The methane being emitted by the landfill necessitated numerous restrictions on both the construction and the finished site. "No Smoking" signs will be prominent. KRW monitored methane emissions during construction to safeguard the workers. Even when ACC was only digging as deep as the fill it brought in, the county required methane monitoring in the event methane was leaking from the cap and infiltrating the new piles of fill.
Just one spark can set off a fire if methane is present. The safety plan required the construction crews to cut all rebar for the curbing and restroom slabs and metal such as drainage piping off-site. When one of the drainage pipes needed to be trimmed back, the crew had to dig up the 20-foot-long section, take it off-site and cut off 2 feet, then bring it back and reinstall it.
As Smith says, "We brought the material on-site, measured it, took it off-site to cut it, and then brought it back."
Because moisture can increase methane emissions, the field drainage system is designed to carry water away from the landfill cap. According to Smith, the first quarter-inch of rainfall will fill gaps in the turf's rubber infill. The next quarter-inch of rainfall will penetrate through the backing of the turf. There it will fill voids in a 6-inch cross section of aggregate. The next half-inch will flow through the rock to the field edge where it enters a perforated pipe 12 inches to 18 inches below grade and flows north to a detention pond.

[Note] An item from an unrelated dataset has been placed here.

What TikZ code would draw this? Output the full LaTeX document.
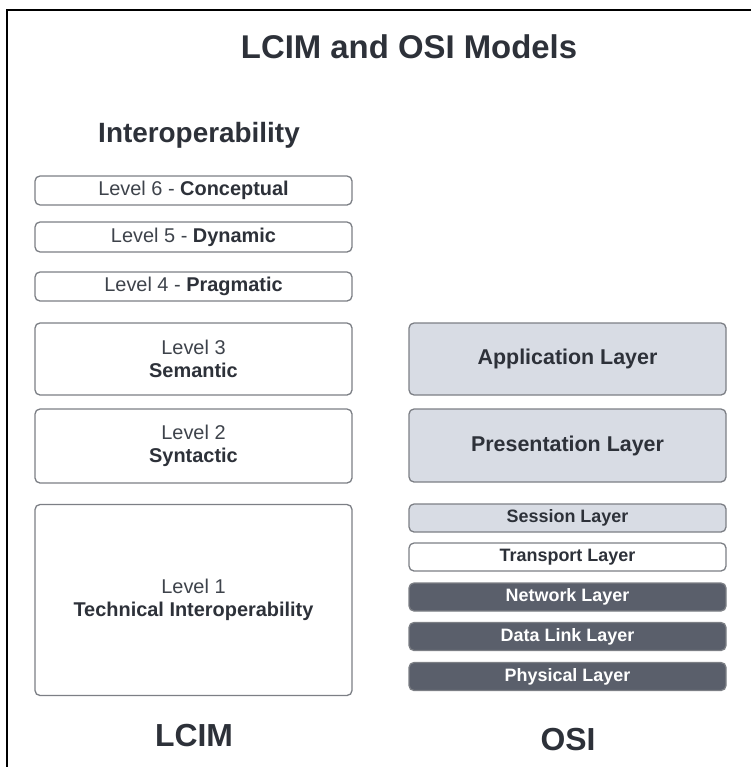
\documentclass[tikz,border=0pt]{standalone}
\usepackage{fontspec}
\setmainfont{Liberation Sans}
\definecolor{inkdark}{HTML}{2D3139}
\definecolor{inkgray}{HTML}{3E434B}
\definecolor{boxline}{HTML}{7C7F85}
\definecolor{osilight}{HTML}{D8DCE4}
\definecolor{osidark}{HTML}{5A5F6B}

\begin{document}
\begin{tikzpicture}[x=1bp,y=-1bp]
        \tikzstyle{every node}=[font=\fontsize{20}{23}\selectfont, text=inkgray, align=center, inner sep=0pt]
        \tikzstyle{lvlbox}=[draw=boxline, line width=1.3bp, rounded corners=5bp, fill=white, minimum width=317bp]
        \tikzstyle{osibox}=[lvlbox, font=\fontsize{18}{21}\selectfont\bfseries, text=inkdark]
        \tikzstyle{osibig}=[osibox, font=\fontsize{21.5}{24}\selectfont\bfseries]
        \tikzstyle{heading}=[text=inkdark, font=\fontsize{32}{36}\selectfont\bfseries]

        \useasboundingbox (0,0) rectangle (751,767);
        % frame
        \draw[line width=2.5bp] (7,767) -- (7,10) -- (751,10);

        \node[heading, font=\fontsize{33}{36}\selectfont\bfseries] (title) at (409,47) {LCIM and OSI Models};
        \node[heading, font=\fontsize{28}{32}\selectfont\bfseries] (interop) at (199,135) {Interoperability};

        % LCIM levels
        \node[lvlbox, minimum height=29bp] (lvl6) at (193.5,190.5) {Level 6 - \textbf{\color{inkdark}Conceptual}};
        \node[lvlbox, minimum height=30bp] (lvl5) at (193.5,237) {Level 5 - \textbf{\color{inkdark}Dynamic}};
        \node[lvlbox, minimum height=29bp] (lvl4) at (193.5,286.5) {Level 4 - \textbf{\color{inkdark}Pragmatic}};
        \node[lvlbox, minimum height=72bp] (lvl3) at (193.5,359) {Level 3\\\textbf{\color{inkdark}Semantic}};
        \node[lvlbox, minimum height=74bp] (lvl2) at (193.5,446) {Level 2\\\textbf{\color{inkdark}Syntactic}};
        \node[lvlbox, minimum height=191bp] (lvl1) at (193.5,600) {Level 1\\\textbf{\color{inkdark}Technical Interoperability}};

        % OSI layers
        \node[osibig, fill=osilight, minimum height=72bp] (app) at (567.5,359) {Application Layer};
        \node[osibig, fill=osilight, minimum height=73bp] (pres) at (567.5,445.5) {Presentation Layer};
        \node[osibox, fill=osilight, minimum height=28bp] (sess) at (567.5,518) {Session Layer};
        \node[osibox, minimum height=28bp] (trans) at (567.5,557) {Transport Layer};
        \node[osibox, fill=osidark, text=white, minimum height=28bp] (net) at (567.5,597) {Network Layer};
        \node[osibox, fill=osidark, text=white, minimum height=28bp] (dlink) at (567.5,636.5) {Data Link Layer};
        \node[osibox, fill=osidark, text=white, minimum height=28bp] (phys) at (567.5,676.5) {Physical Layer};

        \node[heading] (lcim) at (194,736) {LCIM};
        \node[heading] (osi) at (568,740) {OSI};
    \end{tikzpicture}
\end{document}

ACC has installed numerous synthetic turf fields, although not all on landfills with these challenging construction restrictions. In particular, mountain communities are discovering the turf extends the season for its playing fields into late fall, well beyond the growing season. Because the turf is typically hotter than the ambient temperature and rarely freezes, the University of Colorado at Boulder was able to plow snow off one of its fields for a winter soccer practice when it was 19 degrees and snowing.